Eskişehir’de siyasi havanın günlük değişkenleri olduğu kesin. Zira takınılan tavır, yaklaşım ve kimin yaptığına göre değişen bakış açılarını başka türlü özetlemek mümkün değil.
Bunun son örneğini Tepebaşı Belediye Başkanı Ahmet Ataç’ın Ankara’da Kültür ve Turizm Bakanı Nabi Avcı ile samimi havada geçtiği fotoğraflara çok net yansıyan görüşmesiyle yaşadık.
Aklıselim çoğu insan için görüşme çok faydalı ve vitamin niteliğinde iken, ortaya çıkan fotoğraftan rahatsızlık duyanlarda kendini hissettirdi.
Aslında şu sıkıntılı günlerde Ataç ve Avcı’nın bir araya geldiği fotoğrafa 30 saniye bakınca insan umutlanıyorken, bundan rahatsız olmanın sebebini çözmek pek mümkün değil.
Ben bu tür ziyaretlerin sözü edilen kutuplaşmayı kıracağını, sorunları bürokratik ortamın uzağında çözüme kavuşturacağını ve hiçbir şey olmasa bile insanlara kendini iyi hissettireceğini düşünüyorum.
Zaten Kültür Turları kapsamında gerçekleşen bir gezide arada sırada Kültür ve Turizm Bakanı’na uğramak da özel bir mesajdır.
Velhasıl işin eksi bir yanı, yansısı, sonucu olmamasına rağmen bu kareden rahatsız olanlar, ‘Bu ziyaret olmasaydı’ diyenler, ‘Zamanında Bakan Avcı Sazova’da Kültür Merkezi’ne destek vermek yerine yanına başka kültür merkezi açtı, şimdi mi destek olacak?’ diye söylenenler var. Akıl sır erdirmek mümkün değil.
Çünkü bu kareden rahatsız olanlar geçmişte Büyükerşen ve Bakan Avcı bir araya gelince ‘Hocalar buluştu’ diye alkışlayanlar.
Ama şaşırmıyoruz.
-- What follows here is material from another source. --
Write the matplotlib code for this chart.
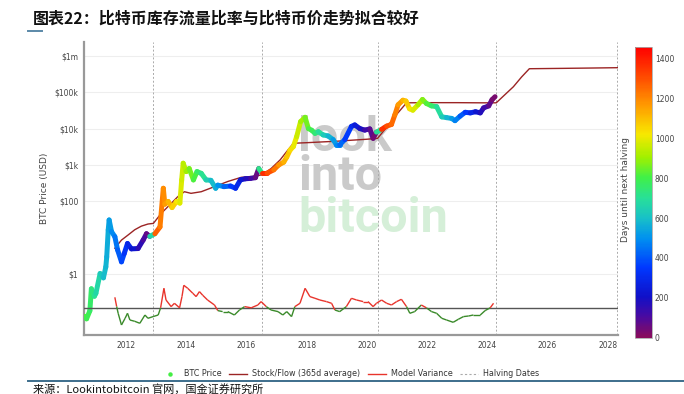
import numpy as np
import matplotlib
matplotlib.use("Agg")
import matplotlib.pyplot as plt
from matplotlib.collections import LineCollection
from matplotlib.colors import LinearSegmentedColormap, Normalize
from matplotlib.lines import Line2D

plt.rcParams['font.family'] = ['DejaVu Sans', 'Noto Sans CJK SC']

# ---------------- data ----------------
price_years = [2010.64, 2010.69, 2010.80, 2010.85, 2010.95, 2011.00, 2011.14, 2011.25, 2011.33,
               2011.36, 2011.41, 2011.44, 2011.52, 2011.63, 2011.72, 2011.85, 2011.94, 2012.05,
               2012.18, 2012.40, 2012.57, 2012.68, 2012.79, 2012.96, 2013.13, 2013.24, 2013.29,
               2013.40, 2013.53, 2013.68, 2013.79, 2013.85, 2013.90, 2014.00, 2014.10, 2014.24,
               2014.36, 2014.50, 2014.66, 2014.82, 2014.98, 2015.05, 2015.25, 2015.47, 2015.64,
               2015.80, 2015.97, 2016.14, 2016.30, 2016.41, 2016.52, 2016.69, 2016.91, 2017.07,
               2017.24, 2017.34, 2017.45, 2017.56, 2017.67, 2017.80, 2017.95, 2018.06, 2018.17,
               2018.28, 2018.39, 2018.55, 2018.71, 2018.88, 2018.99, 2019.10, 2019.27, 2019.49,
               2019.60, 2019.77, 2019.93, 2020.10, 2020.21, 2020.32, 2020.49, 2020.66, 2020.82,
               2020.93, 2021.04, 2021.20, 2021.30, 2021.42, 2021.53, 2021.70, 2021.85, 2021.98,
               2022.15, 2022.32, 2022.49, 2022.65, 2022.82, 2022.93, 2023.10, 2023.27, 2023.44,
               2023.61, 2023.77, 2023.88, 2024.05, 2024.16, 2024.26]
price_usd = [0.07, 0.06, 0.10, 0.40, 0.25, 0.30, 1.05, 0.80, 1.6,
             3.0, 16.5, 31.0, 14.8, 10.8, 4.7, 2.2, 3.7, 7.0,
             5.0, 5.1, 8.7, 13.0, 11.0, 13.0, 20.0, 230.0, 84.0,
             100.0, 68.0, 100.0, 90.0, 390.0, 1120.0, 660.0, 800.0, 390.0,
             660.0, 590.0, 390.0, 380.0, 230.0, 280.0, 255.0, 265.0, 230.0,
             390.0, 420.0, 430.0, 450.0, 800.0, 600.0, 600.0, 740.0, 1000.0,
             1200.0, 1650.0, 2570.0, 3200.0, 6000.0, 15500.0, 20400.0, 10000.0, 9000.0,
             7400.0, 8200.0, 6700.0, 6300.0, 5000.0, 3600.0, 3600.0, 5000.0, 11500.0,
             12600.0, 10000.0, 9100.0, 9800.0, 5400.0, 8000.0, 9500.0, 11700.0, 13000.0,
             23600.0, 45000.0, 60000.0, 57000.0, 35000.0, 32000.0, 45000.0, 63000.0, 49000.0,
             42000.0, 40000.0, 21000.0, 20000.0, 19000.0, 16500.0, 22000.0, 28000.0, 27000.0,
             29000.0, 27000.0, 37000.0, 42000.0, 62000.0, 75000.0]

sf_years = [2011.63, 2011.85, 2012.07, 2012.29, 2012.51, 2012.73, 2012.91, 2013.17, 2013.50,
            2013.72, 2013.94, 2014.16, 2014.50, 2014.94, 2015.39, 2015.83, 2016.27, 2016.52,
            2016.82, 2017.12, 2017.34, 2017.56, 2018.00, 2018.50, 2019.00, 2019.50, 2020.00,
            2020.36, 2020.70, 2021.00, 2021.32, 2022.00, 2023.00, 2023.76, 2024.30, 2024.87,
            2025.14, 2025.40, 2026.50, 2027.50, 2028.35]
sf_usd = [5.2, 8.7, 12.0, 16.7, 21.0, 24.0, 25.0, 47.0, 88.0,
          135.0, 185.0, 167.0, 185.0, 255.0, 355.0, 460.0, 490.0, 540.0,
          800.0, 1380.0, 2350.0, 3960.0, 4100.0, 4300.0, 4500.0, 4800.0, 5100.0,
          5400.0, 12000.0, 25000.0, 51000.0, 51500.0, 51500.0, 51000.0, 51000.0, 141000.0,
          260000.0, 440000.0, 450000.0, 460000.0, 470000.0]

var_years = [2011.63, 2011.69, 2011.74, 2011.85, 2011.97, 2012.05, 2012.13, 2012.29, 2012.46,
             2012.63, 2012.73, 2012.90, 2013.07, 2013.15, 2013.26, 2013.33, 2013.50, 2013.61,
             2013.78, 2013.86, 2013.92, 2014.05, 2014.22, 2014.33, 2014.44, 2014.55, 2014.71,
             2014.94, 2015.05, 2015.21, 2015.38, 2015.60, 2015.77, 2015.94, 2016.16, 2016.38,
             2016.49, 2016.66, 2016.82, 2017.05, 2017.21, 2017.34, 2017.50, 2017.61, 2017.78,
             2017.95, 2018.11, 2018.28, 2018.44, 2018.66, 2018.83, 2018.94, 2019.10, 2019.32,
             2019.49, 2019.66, 2019.88, 2020.04, 2020.21, 2020.32, 2020.49, 2020.66, 2020.82,
             2020.99, 2021.15, 2021.32, 2021.43, 2021.59, 2021.81, 2021.98, 2022.15, 2022.32,
             2022.49, 2022.65, 2022.87, 2023.04, 2023.21, 2023.38, 2023.54, 2023.77, 2023.93,
             2024.10, 2024.21]
var_vals = [11.0, 1.7, -5.0, -16.7, -10.0, -5.0, -11.7, -13.0, -15.0,
            -6.7, -10.0, -8.3, -6.7, 0.5, 20.0, 8.3, 1.7, 5.0,
            0.5, 11.7, 23.0, 20.0, 15.0, 11.7, 16.7, 13.0, 8.3,
            3.3, -2.3, -3.3, -3.3, -6.7, -1.7, 1.7, 0.5, 3.3,
            6.7, 1.7, -1.7, -3.3, -6.7, -3.3, -8.3, 1.7, 5.0,
            20.0, 11.7, 10.0, 8.3, 6.7, 5.0, -1.7, -3.3, 1.7,
            10.0, 8.3, 6.7, 6.7, 1.7, 5.0, 8.3, 5.0, 3.3,
            6.7, 9.0, 1.7, -5.0, -3.3, 3.3, 0.5, -3.3, -5.0,
            -10.0, -11.7, -14.0, -11.0, -8.3, -7.7, -6.7, -6.7, -2.3,
            0.5, 5.0]

halving_years = [2012.91, 2016.52, 2020.36, 2024.30, 2028.30]
y_ticks = [1, 100, 1000, 10000, 100000, 1000000]
y_tick_labels = ['$1', '$100', '$1k', '$10k', '$100k', '$1m']
x_ticks = [2012, 2014, 2016, 2018, 2020, 2022, 2024, 2026, 2028]
cbar_ticks = [0, 200, 400, 600, 800, 1000, 1200, 1400]

# ---------------- figure ----------------
W, H = 684, 394
fig = plt.figure(figsize=(W / 100, H / 100), dpi=100)
fig.patch.set_facecolor('white')

ax = fig.add_axes([84 / W, 1 - 335 / H, (618 - 84) / W, (335 - 42) / H])
ax.set_yscale('log')
ax.set_xlim(2010.605, 2028.345)
ax.set_ylim(10 ** -1.666, 10 ** 6.377)

# colormap
cmap = LinearSegmentedColormap.from_list('halving', [
    (0.00, '#8a0c5c'), (0.07, '#4a0aa0'), (0.14, '#1010c8'), (0.24, '#0038ff'),
    (0.34, '#0090f0'), (0.41, '#18c0c8'), (0.48, '#28e098'), (0.55, '#40f048'),
    (0.62, '#a0f000'), (0.70, '#f8e800'), (0.80, '#ff9a00'), (0.89, '#ff5000'),
    (1.00, '#ff0000')])
norm = Normalize(0, 1460)

# watermark
wm_x = 2012 + (298 - 126) / 30.1
ax.text(wm_x, 10 ** 2.31, 'look\ninto', fontsize=35, fontweight='bold', color='#cacaca',
        family='Roboto', ha='left', va='baseline', linespacing=0.8, zorder=1)
ax.text(wm_x, 10 ** 1.16, 'bitcoin', fontsize=35, fontweight='bold', color='#d5efd8',
        family='Roboto', ha='left', va='baseline', zorder=1)

# grid
for t in y_ticks:
    ax.axhline(t, color='#eeeeee', lw=0.8, zorder=0)

# halving lines
for h in halving_years:
    ax.axvline(h, color='#aaaaaa', lw=0.7, ls=(0, (2, 2)), zorder=1)

# variance baseline + line (twin axis)
ax2 = ax.twinx()
ax2.set_ylim(-26.7, 266.3)
ax2.axhline(0, color='#555555', lw=1.0, zorder=2)
vx = np.array(var_years)
vy = np.array(var_vals)
segs = np.stack([np.column_stack([vx[:-1], vy[:-1]]), np.column_stack([vx[1:], vy[1:]])], axis=1)
vcols = ['#e8342c' if (a + b) / 2 > 0 else '#3a8a2a' for a, b in zip(vy[:-1], vy[1:])]
ax2.add_collection(LineCollection(segs, colors=vcols, linewidths=1.0, zorder=3))
ax2.set_yticks([])
for s in ax2.spines.values():
    s.set_visible(False)

# stock/flow model
ax.plot(sf_years, sf_usd, color='#9b2424', lw=1.0, zorder=4)

# price coloured by days until next halving
px = np.array(price_years)
py = np.array(price_usd)
hv = np.array(halving_years)
days = np.array([(hv[hv > x].min() - x) * 365.25 for x in px])
pseg = np.stack([np.column_stack([px[:-1], py[:-1]]), np.column_stack([px[1:], py[1:]])], axis=1)
pcols = cmap(norm((days[:-1] + days[1:]) / 2))
ax.add_collection(LineCollection(pseg, colors=pcols, linewidths=3.6, capstyle='round',
                                 joinstyle='round', zorder=5))

# axes styling
ax.set_yticks(y_ticks)
ax.set_yticklabels(y_tick_labels)
ax.yaxis.set_minor_locator(matplotlib.ticker.NullLocator())
ax.set_xticks(x_ticks)
ax.set_xticklabels([str(t) for t in x_ticks])
ax.tick_params(axis='both', length=0, labelsize=5.5, colors='#444444', pad=4)
ax.set_ylabel('BTC Price (USD)', fontsize=6.5, color='#444444', labelpad=4)
for side in ['top', 'right']:
    ax.spines[side].set_visible(False)
ax.spines['left'].set_color('#999999')
ax.spines['left'].set_linewidth(1.6)
ax.spines['bottom'].set_color('#999999')
ax.spines['bottom'].set_linewidth(1.6)

# colorbar
cax = fig.add_axes([635 / W, 1 - 337.7 / H, 17 / W, (337.7 - 46.7) / H])
sm = matplotlib.cm.ScalarMappable(norm=norm, cmap=cmap)
cb = fig.colorbar(sm, cax=cax)
cb.set_ticks(cbar_ticks)
cb.ax.tick_params(length=0, labelsize=5.5, colors='#444444', pad=2)
cb.outline.set_edgecolor('#aaaaaa')
cb.outline.set_linewidth(0.6)
fig.text(625 / W, 1 - 190 / H, 'Days until next halving', rotation=90, fontsize=6.5,
         color='#444444', ha='center', va='center')

# legend
handles = [Line2D([], [], marker='o', ls='none', color='#44ee44', markersize=2.2),
           Line2D([], [], color='#9b2424', lw=1.0),
           Line2D([], [], color='#e8342c', lw=1.0),
           Line2D([], [], color='#aaaaaa', lw=0.8, ls=(0, (2, 2)))]
labels = ['BTC Price', 'Stock/Flow (365d average)', 'Model Variance', 'Halving Dates']
fig.legend(handles, labels, loc='center', bbox_to_anchor=(350 / W, 1 - 374 / H), ncol=4,
           frameon=False, fontsize=5.8, handlelength=2.2, columnspacing=1.0,
           handletextpad=0.6, labelcolor='#333333')

# title, rules, source
fig.text(33 / W, 1 - 19 / H, '图表22：比特币库存流量比率与比特币价走势拟合较好',
         fontsize=11.5, fontweight='bold', family=['Noto Sans CJK SC', 'DejaVu Sans'],
         ha='left', va='center', color='#111111')
fig.add_artist(Line2D([28 / W, 42 / W], [1 - 31 / H, 1 - 31 / H], color='#5b89a8', lw=1.4))
fig.add_artist(Line2D([28 / W, 1.0], [1 - 381 / H, 1 - 381 / H], color='#3d6e8c', lw=1.4))
fig.text(33 / W, 1 - 389 / H, '来源：Lookintobitcoin 官网，国金证券研究所', fontsize=8,
         family=['Noto Sans CJK SC', 'DejaVu Sans'], ha='left', va='center', color='#111111')

fig.savefig('out.png', dpi=100)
Hemen hemen aynı kişiler DSP’de siyaset yaparken Yılmaz Büyükerşen’i CHP düşmanı ilan ederken, şimdi Büyükerşen’e ufacık da olsa itiraz edeni CHP düşmanı ilan edebiliyor.
Yani ne yapıldığı, nasıl olduğu ve sonuç kısmından değil kim yapmış, o da hangi zaman dilimi ve statü de yapmış daha belirleyici oluyor.
Bence Ataç en güzelini yaptı, daha da sık, daha bol olmalı bu ziyaretler. Hem sonuç hem de manevi yansıları açısından devamını da bekliyoruz.
Vicdan sızlatıyor…
Havalar soğuk gidiyor. Dışarıda 5, 10 dakika durmanın çok kolay olmadığı zamanlar. 3 lafımızdan birisi “Allah dışarıda kalanlara, görev yapanlara sabır versin”, çünkü elimizden duadan başka bir şey gelmiyor.
Elimizden bir şey gelmesi mümkün olan durumlarda ise kurumsal yapının, vicdansız kurallarını hissediyoruz.
Mesela tramvay duraklarında görev yapan özel güvenlikçiler. Saatlerce orada durmak zorunda olan ve ısınmak için ellerinde hiçbir seçeneği olmayan insanlar. Her görüşümde üzülüyor, vicdanen kendimi sorumlu gibi kötü hissediyorum.
Durak kenarlarındaki küçük metal kulübeler aldatmasın kimseyi. O kulübelerde ısıtıcı yok. Koyarsan yasak. Zaten pek çoğunun tavanı aktığı için, içinde durmanın manası ve avantajı da yok.
Hepi topu kaç durak olduğu belli, kaç çalışan olduğu belli, kulübe sayısı belli. Şehrin içinde Avrupa standartlarında hafif raylı sistem ağı kuran bir şirket için şu kulübeleri daha düzgün inşaa etmek, ısınma sorununu çözecek bir adım atmak ve o çalışanlara bir parça olsun değerli hissettirmek çok zor olmasa gerek.
Üstelik bu durum bu seneye ait değil, yıllardan beri devam edip gelen bir sorun ve ne yazık ki değişen tek bir şey göremedik bugüne kadar.
Bence sorumlu, yetkili, bu işle ilgilenen kim var ise çok değil gelsin, o duraklarda bu hava koşullarında sadece 2 saat görev yapsın. İşte o zaman ne anlatılmak istendiği ve neden bu kadar önemli olduğu daha da anlaşılır sanırım.